I was passing third base when he froze just as he was about to toss another ball into the air. He didn’t turn around; he didn’t speak. He just stood there, rigid and with his back to me, waiting.
Say something, Allie. But don’t just say something, say what you came here to say.
Before I could overthink it and second-guess what to say first, I shouted, “I’m sorry, Luke.” When his stance seemed to go even more rigid, I kept going. If he planned on dealing with this the way I’d dealt with him when he’d tried talking to me, I didn’t have much time to say what I needed to. “I messed up. So, so much, and I’m sorry.”
I was halfway to home when Luke’s bat lowered. “Sorry for what? That list could be pretty long from where I’m standing.”
There was a sharpness in his words I wasn’t used to, and he still refused to look back at me. That was fine, but I wasn’t going to leave here before he knew. “For not communicating with you, for starters. I should have told you why I was so upset and given you the chance to explain.”
Luke tapped the bat against home plate. “So you were upset about something? It wasn’t just about our fuck-buddy shelf life expiring?”
My eyes closed. I’d made a mess by letting my fear drive me. “No, it wasn’t about that. I had you paying for someone else’s mistakes, just like you warned me not to do. I let my fears come between us.”
Luke shook his head. “You let a lot of things come between us.”
“I know.” I stopped when I was still a ways back from where he was. To give him the space I could see he needed.
“You’ve been talking to Alex.” He didn’t voice it as a question.
“You knew?”
Alex had been so proud of herself, thinking she’d given everyone the slip. The first time a seventeen-year-old had sneaked out of the house had been to go talk to her big brother’s girlfriend to talk some sense into her. The “good” gene ran in the Archer family.
“I guessed where she’d run off to when I got the call from Cameron.” For the first time, he glanced back to look at me. It was brief and there was no fondness in his expression, but it somehow managed to make me feel like nothing could really ever be wrong if I could just wake up to
Luke’s face every day. “I’m surprised you still have your hair. She wasn’t very happy when she found out you broke up with me.”
“I am too.” I gave my ponytail a little pull. “But she gave me a second chance.”
Throwing the ball still in his hand into the air, the empty ballpark echoed with the sound of his bat connecting with the ball. This one flew over the center field fence.
“She’s always been the generous one in the family.” He reached deep into the bucket for another ball.
“Will you do the same?” I asked, moving a step closer. “Give me a second chance?”
He was quiet for a minute, tossing the ball in the air and catching it. “Did she tell you about Owen?” He was trying to mask it, but the pain in his voice when he said his name was evident. “About what happened?”
I nodded, padding closer. The fine dirt of the diamond felt like cool silk beneath my bare feet. “Yes.”

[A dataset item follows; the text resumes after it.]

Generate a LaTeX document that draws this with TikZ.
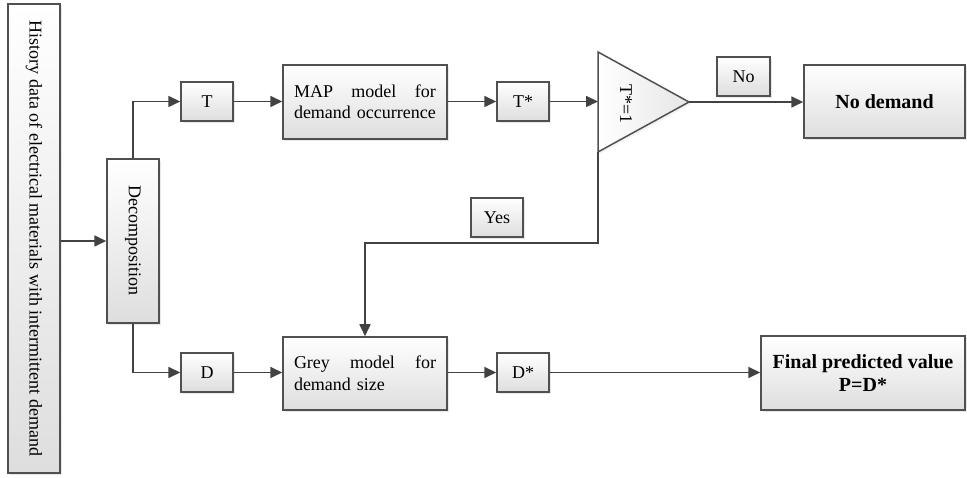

Luke stared at the center field fence, his eyes narrowing like he was somewhere else. Then his face cleared. “I was going to tell you,” he said, turning so he was almost facing me. “I should have told you sooner, but it’s a complicated story I don’t share freely.” As soon as his eyes lifted to mine, they flitted away. “I want you to know all of me, Allie, but I didn’t want you to know all of me all at once. I wanted the good parts to shine first before the skeletons came falling out of the closet.”
My chest ached, but it wasn’t for me—it was for him. For everything he’d been through and everything he’d risen from. Losing both parents in one tragic night would have ended the careers of most players. Instead, he’d applied for guardianship of his three sisters and made his name a permanent fixture in professional baseball. And then that woman, the baby he’d thought was his—my heart didn’t possess enough beats to throb for him. He could have smeared her name through the mud and cut the little boy off for good. Instead, he’d let the woman be and set up a college fund for the child.